PROBLEM TO SOLVE →
Print word for word the first line of the listing below and every line after it, through the line with "70, 80, 90]". Leave out the pictures and the rest.

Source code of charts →
* begin *
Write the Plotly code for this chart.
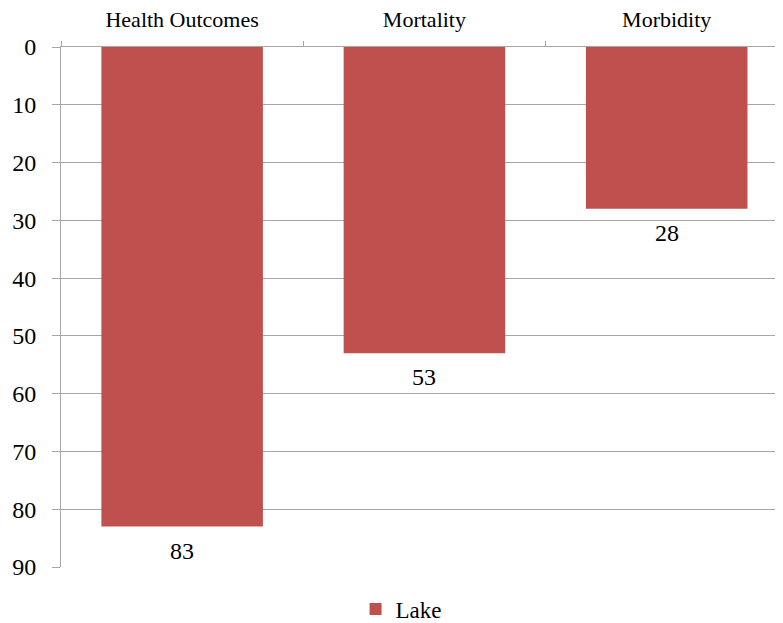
import plotly.graph_objects as go

categories = ["Health Outcomes", "Mortality", "Morbidity"]
values = [83, 53, 28]
series_name = "Lake"
y_ticks = [0, 10, 20, 30, 40, 50, 60, 70, 80, 90]

font = "'Times New Roman', 'Liberation Serif', 'DejaVu Serif', serif"
bar_color = "#C0504D"
grid_color = "#A6A6A6"

fig = go.Figure()
fig.add_trace(go.Bar(
    x=categories, y=values, name=series_name,
    marker=dict(color=bar_color, line=dict(width=0)),
))

for c, v in zip(categories, values):
    fig.add_annotation(x=c, y=v, text=str(v), showarrow=False,
                       xanchor="center", yanchor="middle", yshift=-24,
                       font=dict(family=font, size=24, color="#000000"))

fig.update_layout(
    width=775, height=615,
    margin=dict(l=53, r=0, t=39, b=56, autoexpand=False),
    paper_bgcolor="white", plot_bgcolor="white",
    bargap=1/3,
    showlegend=True,
    legend=dict(orientation="h", x=0.471, xanchor="center", y=-0.081, yanchor="middle",
                bgcolor="rgba(0,0,0,0)",
                font=dict(family=font, size=23, color="#000000")),
    font=dict(family=font, color="#000000"),
)
fig.update_xaxes(
    side="top", type="category", automargin=False, range=[-0.5, 2.48],
    showline=True, linecolor=grid_color, linewidth=1,
    ticks="outside", tickson="boundaries", ticklen=5, tickcolor=grid_color,
    ticklabelstandoff=10,
    tickfont=dict(family=font, size=22, color="#000000"),
    showgrid=False,
)
fig.update_yaxes(
    range=[90, 0], tickvals=y_ticks, automargin=False,
    showline=True, linecolor=grid_color, linewidth=1,
    ticks="outside", ticklen=8, tickcolor=grid_color,
    ticklabelstandoff=11,
    showgrid=True, gridcolor=grid_color, gridwidth=1,
    tickfont=dict(family=font, size=24, color="#000000"),
    zeroline=False,
)
fig.write_html("out.html")
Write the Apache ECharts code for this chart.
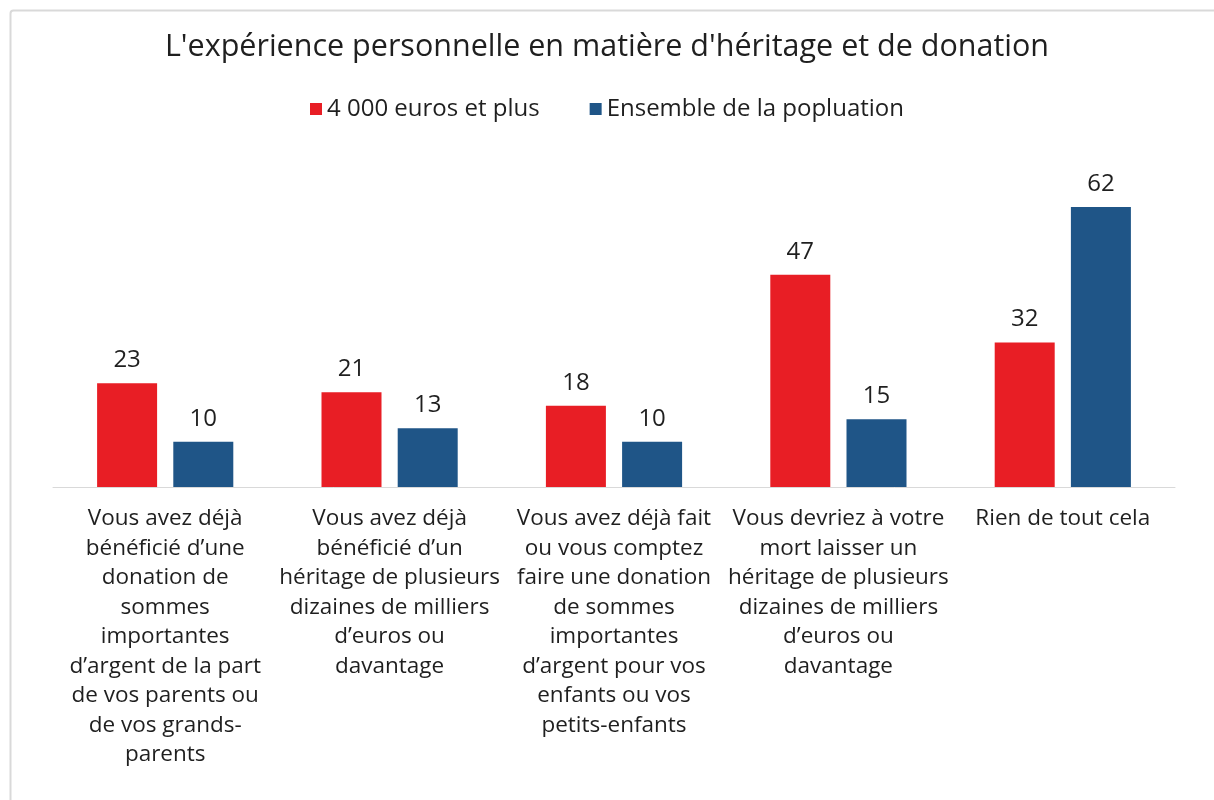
<!DOCTYPE html>
<html>
<head>
<meta charset="utf-8">
<script src="https://cdn.jsdelivr.net/npm/echarts@6/dist/echarts.min.js"></script>
<style>
html,body{margin:0;padding:0;background:#fff;}
#chart{width:1214px;height:800px;}
</style>
</head>
<body>
<div id="chart"></div>
<script>
const titleText = "L'expérience personnelle en matière d'héritage et de donation";
const categories = [
  "Vous avez déjà\nbénéficié d’une\ndonation de\nsommes\nimportantes\nd’argent de la part\nde vos parents ou\nde vos grands-\nparents",
  "Vous avez déjà\nbénéficié d’un\nhéritage de plusieurs\ndizaines de milliers\nd’euros ou\ndavantage",
  "Vous avez déjà fait\nou vous comptez\nfaire une donation\nde sommes\nimportantes\nd’argent pour vos\nenfants ou vos\npetits-enfants",
  "Vous devriez à votre\nmort laisser un\nhéritage de plusieurs\ndizaines de milliers\nd’euros ou\ndavantage",
  "Rien de tout cela"
];
const seriesNames = ["4 000 euros et plus", "Ensemble de la popluation"];
const valuesHigh = [23, 21, 18, 47, 32];
const valuesAll = [10, 13, 10, 15, 62];

const FONT = "'Open Sans', sans-serif";
const chart = echarts.init(document.getElementById('chart'), null, {renderer: 'canvas'});
chart.setOption({
  backgroundColor: '#ffffff',
  animation: false,
  graphic: [{
    type: 'rect',
    shape: {x: 10.5, y: 10.5, width: 1220, height: 800, r: 3},
    style: {fill: 'none', stroke: '#d9d9d9', lineWidth: 2},
    silent: true, z: -1
  }],
  title: {
    text: titleText,
    left: 'center',
    top: 27,
    textStyle: {fontFamily: FONT, fontSize: 30.5, fontWeight: 'normal', color: '#1f1f1f'}
  },
  legend: {
    top: 92,
    left: 'center',
    itemWidth: 12,
    itemHeight: 12,
    itemGap: 50,
    icon: 'rect',
    textStyle: {fontFamily: FONT, fontSize: 24, color: '#1f1f1f'},
    data: seriesNames
  },
  grid: {left: 53, right: 39, top: 171, bottom: 313, containLabel: false},
  xAxis: {
    type: 'category',
    data: categories,
    axisLine: {lineStyle: {color: '#d9d9d9', width: 1}},
    axisTick: {show: false},
    axisLabel: {
      interval: 0,
      margin: 17,
      fontFamily: FONT,
      fontSize: 22.5,
      lineHeight: 29.5,
      color: '#1f1f1f',
      align: 'center'
    }
  },
  yAxis: {
    type: 'value',
    min: 0,
    max: 70,
    show: false,
    splitLine: {show: false}
  },
  series: [
    {
      name: seriesNames[0],
      type: 'bar',
      data: valuesHigh,
      barWidth: 60,
      barGap: '27%',
      itemStyle: {color: '#E81E25'},
      label: {show: true, position: 'top', distance: 11, fontFamily: FONT, fontSize: 24, color: '#1f1f1f'}
    },
    {
      name: seriesNames[1],
      type: 'bar',
      data: valuesAll,
      barWidth: 60,
      barGap: '27%',
      itemStyle: {color: '#1F5587'},
      label: {show: true, position: 'top', distance: 11, fontFamily: FONT, fontSize: 24, color: '#1f1f1f'}
    }
  ]
});
</script>
</body>
</html>
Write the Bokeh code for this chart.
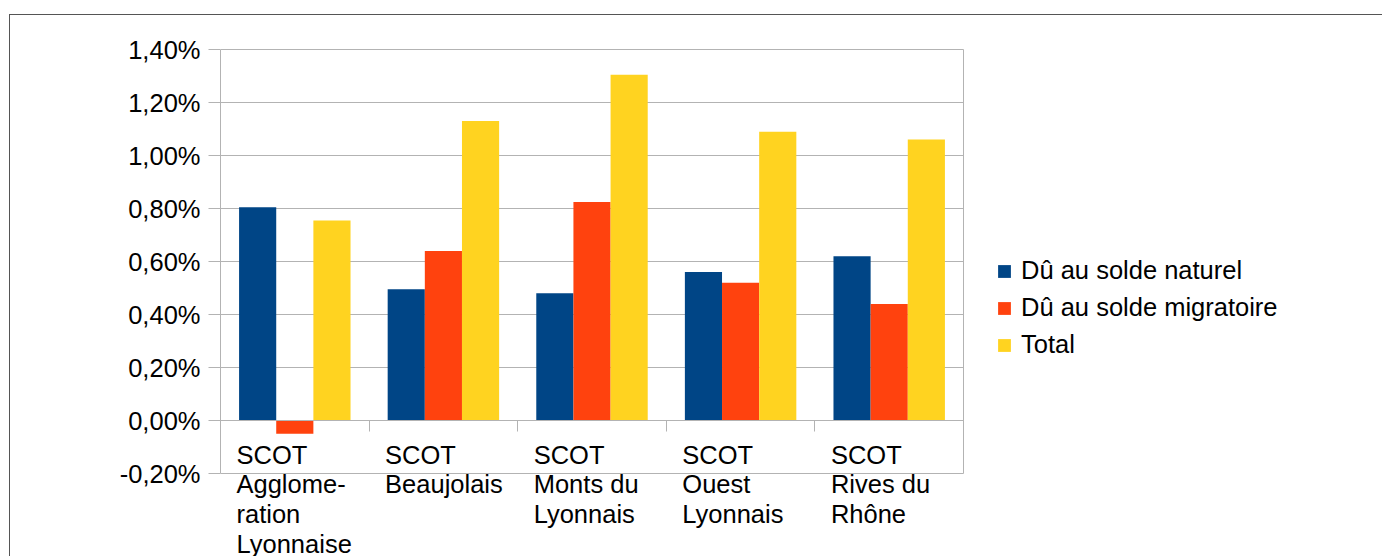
from bokeh.plotting import figure
from bokeh.models import (ColumnDataSource, FixedTicker, Legend, LegendItem, LabelSet,
                          LinearAxis, Range1d, InlineStyleSheet)
from bokeh.transform import dodge
from bokeh.core.properties import value
from bokeh.embed import file_html
from bokeh.resources import INLINE

# ---- data ----
categories = ["SCOT\nAgglome-\nration\nLyonnaise", "SCOT\nBeaujolais",
              "SCOT\nMonts du\nLyonnais", "SCOT\nOuest\nLyonnais", "SCOT\nRives du\nRhône"]
solde_naturel = [0.805, 0.495, 0.48, 0.56, 0.62]
solde_migratoire = [-0.05, 0.64, 0.825, 0.52, 0.44]
total = [0.755, 1.13, 1.305, 1.09, 1.06]
series_names = ["Dû au solde naturel", "Dû au solde migratoire", "Total"]
colors = ["#004586", "#ff420e", "#ffd320"]
y_ticks = [-0.2, 0.0, 0.2, 0.4, 0.6, 0.8, 1.0, 1.2, 1.4]
y_tick_labels = ["-0,20%", "0,00%", "0,20%", "0,40%", "0,60%", "0,80%", "1,00%", "1,20%", "1,40%"]

# ---- layout constants (pixels) ----
W, H = 1382, 556
LEFT = 220            # plot area left edge
AREA_W = 743          # plot area width
AREA_TOP, AREA_BOTTOM = 49, 473
FONT = "Liberation Sans"
FS = "25.5px"
GRID = "#b3b3b3"

n = len(categories)
y0, y1 = y_ticks[0], y_ticks[-1]
px_y = (y1 - y0) / (AREA_BOTTOM - AREA_TOP)       # data units per pixel (y)
px_x = n / AREA_W                                  # data units per pixel (x)

src = ColumnDataSource(dict(
    x=[i + 0.5 for i in range(n)],
    lx=[i for i in range(n)],
    cat=categories,
    nat=solde_naturel,
    mig=solde_migratoire,
    tot=total,
))

# the drawing frame covers everything right of the y axis so that labels and legend are not clipped
p = figure(width=W, height=H,
           x_range=Range1d(0, (W - LEFT) * px_x),
           y_range=Range1d(y1 - (H - AREA_TOP) * px_y, y1 + AREA_TOP * px_y),
           x_axis_type=None, y_axis_type=None, output_backend="svg", toolbar_location=None,
           min_border_left=LEFT, min_border_right=0, min_border_top=0, min_border_bottom=0)
p.outline_line_color = None
p.background_fill_color = "white"
p.border_fill_color = "white"
p.xgrid.visible = False
p.ygrid.visible = False

yaxis = LinearAxis(ticker=FixedTicker(ticks=y_ticks), bounds=(y0, y1),
                   major_label_overrides=dict(zip(y_ticks, y_tick_labels)),
                   major_tick_out=12, major_tick_in=0, minor_tick_out=0, minor_tick_in=0,
                   axis_line_color=GRID, major_tick_line_color=GRID,
                   major_label_standoff=8, major_label_text_font=FONT,
                   major_label_text_font_size=FS, major_label_text_color="black")
p.add_layout(yaxis, "left")

# right edge of the plot area
right_edge = LinearAxis(ticker=FixedTicker(ticks=[]), bounds=(y0, y1), fixed_location=n,
                        axis_line_color=GRID, major_tick_line_color=None, minor_tick_line_color=None,
                        major_label_text_font_size="0px")
p.add_layout(right_edge, "right")

# horizontal grid lines across the plot area
p.segment(x0=0, x1=n, y0=y_ticks, y1=y_ticks, line_color=GRID, line_width=1)

# axis line at 0 with category separator ticks
xaxis = LinearAxis(ticker=FixedTicker(ticks=list(range(n + 1))), fixed_location=0, bounds=(0, n),
                   major_label_overrides={i: "" for i in range(n + 1)},
                   major_tick_out=11, major_tick_in=0, minor_tick_out=0, minor_tick_in=0,
                   axis_line_color=GRID, major_tick_line_color=GRID)
p.add_layout(xaxis, "below")

renderers = []
for col, off, c in zip(["nat", "mig", "tot"], [-0.25, 0.0, 0.25], colors):
    r = p.vbar(x=dodge("x", off), top=col, bottom=0, width=0.25, source=src,
               fill_color=c, line_color=None)
    renderers.append(r)

labels = LabelSet(x="lx", y=0, text="cat", x_offset=16, y_offset=-20, source=src,
                  text_align="left", text_baseline="top", text_font=value(FONT),
                  text_font_size=FS, text_color="black", text_line_height=1.065)
p.add_layout(labels)

legend = Legend(items=[LegendItem(label=nm, renderers=[r]) for nm, r in zip(series_names, renderers)],
                location=(776, 197), glyph_width=16, glyph_height=16, label_standoff=9,
                spacing=8, padding=0, margin=0, border_line_color=None,
                background_fill_alpha=0, label_text_font=FONT, label_text_font_size=FS,
                label_text_color="black")
p.add_layout(legend)

p.stylesheets = [InlineStyleSheet(css=""":host::after {
  content: ""; position: absolute; left: 9px; top: 14px; right: 0; bottom: 0;
  border-left: 1.5px solid #555555; border-top: 1.5px solid #555555;
  pointer-events: none; box-sizing: border-box;
}""")]

open("out.html", "w").write(file_html(p, INLINE))
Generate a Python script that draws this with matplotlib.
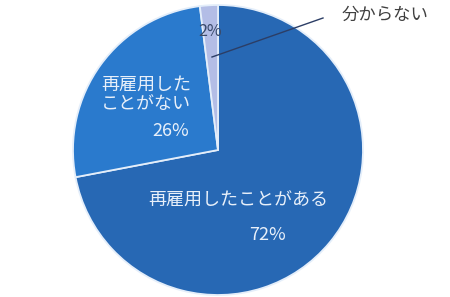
import matplotlib
matplotlib.use("Agg")
import matplotlib.pyplot as plt

plt.rcParams["font.family"] = ["Noto Sans CJK JP", "DejaVu Sans"]

categories = ["再雇用したことがある", "再雇用したことがない", "分からない"]
shares = [72, 26, 2]
colors = ["#2768b4", "#2a7acd", "#b3bde6"]

W, H = 450, 297
CX, CY, R = 218, 150, 145


def to_data(px, py):
    """Pixel position in the picture -> pie data coordinates."""
    return (px - CX) / R, (CY - py) / R


fig = plt.figure(figsize=(W / 100, H / 100), dpi=100)
ax = fig.add_axes([(CX - R) / W, (H - CY - R) / H, 2 * R / W, 2 * R / H])
ax.pie(
    shares,
    colors=colors,
    startangle=90,
    counterclock=False,
    wedgeprops=dict(edgecolor="#e4eefa", linewidth=1.3),
)
ax.set_xlim(-1, 1)
ax.set_ylim(-1, 1)
ax.set_aspect("auto")
ax.axis("off")

light = "#e8f0fa"
dark = "#404040"
fs = 13

# big slice
ax.text(*to_data(238, 201), categories[0], color=light, fontsize=fs,
        ha="center", va="center")
ax.text(*to_data(267, 235), f"{shares[0]}%", color=light, fontsize=fs,
        ha="center", va="center")

# left slice
ax.text(*to_data(191, 85), "再雇用した", color=light, fontsize=fs,
        ha="right", va="center")
ax.text(*to_data(191, 104), "ことがない", color=light, fontsize=fs,
        ha="right", va="center")
ax.text(*to_data(189, 131), f"{shares[1]}%", color=light, fontsize=fs,
        ha="right", va="center")

# small slice
ax.text(*to_data(210, 32), f"{shares[2]}%", color="#3a4a6a", fontsize=11.5,
        ha="center", va="center", clip_on=False)
x0, y0 = to_data(212, 57)
x1, y1 = to_data(323, 18)
ax.plot([x0, x1], [y0, y1], color="#2c3e66", lw=1.0, clip_on=False)
ax.text(*to_data(385, 15), categories[2], color=dark, fontsize=12.5,
        ha="center", va="center", clip_on=False)

fig.savefig("out.png", dpi=100, facecolor="white")
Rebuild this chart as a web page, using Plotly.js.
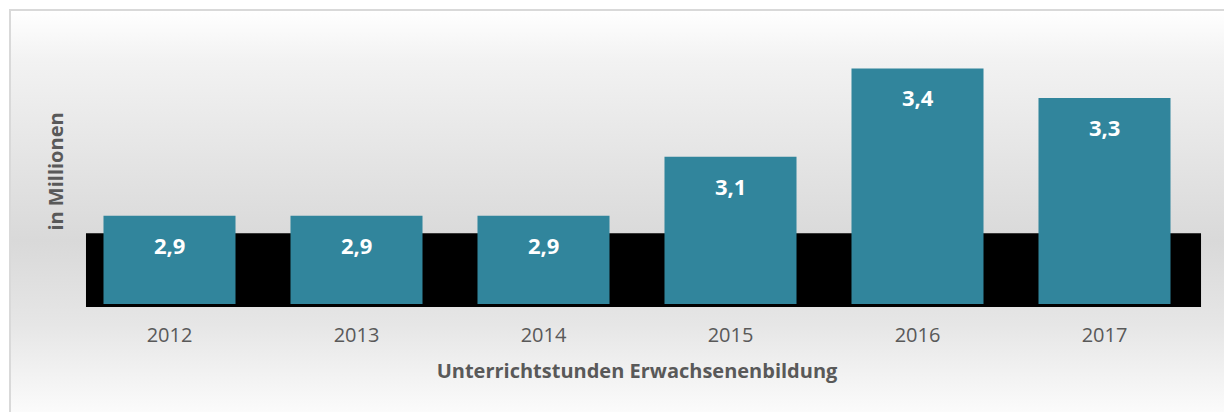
<!DOCTYPE html>
<html>
<head>
<meta charset="utf-8">
<script src="https://cdn.plot.ly/plotly-3.0.1.min.js"></script>
<style>
  html, body { margin: 0; padding: 0; background: #ffffff; }
  #frame {
    position: absolute; left: 0; top: 0; width: 1224px; height: 412px; overflow: hidden;
  }
  #bg {
    position: absolute; left: 9px; top: 9px; width: 1230px; height: 420px;
    border-top: 2px solid #d9d9d9; border-left: 2px solid #d9d9d9;
    background: linear-gradient(to bottom, #ffffff 0%, #f2f2f2 12%, #d9d9d9 55%, #e6e6e6 75%, #ffffff 100%);
    box-sizing: border-box;
  }
  #chart { position: absolute; left: 0; top: 0; width: 1224px; height: 412px; }
</style>
</head>
<body>
<div id="frame">
  <div id="bg"></div>
  <div id="chart"></div>
</div>
<script>
const years = ['2012', '2013', '2014', '2015', '2016', '2017'];
const hours = [2.9, 2.9, 2.9, 3.1, 3.4, 3.3];
const labels = ['2,9', '2,9', '2,9', '3,1', '3,4', '3,3'];
const xTitle = 'Unterrichtstunden Erwachsenenbildung';
const yTitle = 'in Millionen';

const FONT = '"Open Sans", "Noto Sans", sans-serif';
const GREY = '#595959';

const trace = {
  type: 'bar',
  x: years,
  y: hours,
  marker: { color: '#31859c', line: { width: 0 } },
  hoverinfo: 'skip'
};

const annotations = years.map((yr, i) => ({
  x: i, y: hours[i], xref: 'x', yref: 'y',
  text: '<b>' + labels[i] + '</b>',
  showarrow: false, yanchor: 'middle', yshift: -29,
  font: { family: FONT, size: 22, color: '#ffffff' }
}));

const layout = {
  width: 1224, height: 412,
  margin: { l: 76, r: 26, t: 39, b: 108 },
  paper_bgcolor: 'rgba(0,0,0,0)',
  plot_bgcolor: 'rgba(0,0,0,0)',
  showlegend: false,
  bargap: 0.294,
  xaxis: {
    type: 'category',
    range: [-0.5, years.length - 0.5],
    autorange: false,
    showgrid: false, zeroline: false, showline: false,
    ticks: '', ticklabelstandoff: 17,
    tickfont: { family: FONT, size: 20, color: GREY },
    title: { text: '<b>' + xTitle + '</b>', standoff: 16,
             font: { family: FONT, size: 20, color: GREY } }
  },
  yaxis: {
    range: [2.6, 3.5],
    autorange: false,
    showgrid: false, zeroline: false, showline: false,
    showticklabels: false, ticks: '',
    title: { text: '<b>' + yTitle + '</b>', standoff: 6,
             font: { family: FONT, size: 20, color: GREY } }
  },
  shapes: [{
    type: 'rect', layer: 'below',
    xref: 'paper', yref: 'paper',
    x0: 0.0089, x1: 1.0027, y0: -0.011, y1: 0.267,
    fillcolor: '#000000', line: { width: 0 }
  }],
  annotations: annotations
};

Plotly.newPlot('chart', [trace], layout, { displayModeBar: false, staticPlot: true });
</script>
</body>
</html>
* end *
FINAL RESULT →
Write the Plotly code for this chart.
import plotly.graph_objects as go

categories = ["Health Outcomes", "Mortality", "Morbidity"]
values = [83, 53, 28]
series_name = "Lake"
y_ticks = [0, 10, 20, 30, 40, 50, 60, 70, 80, 90]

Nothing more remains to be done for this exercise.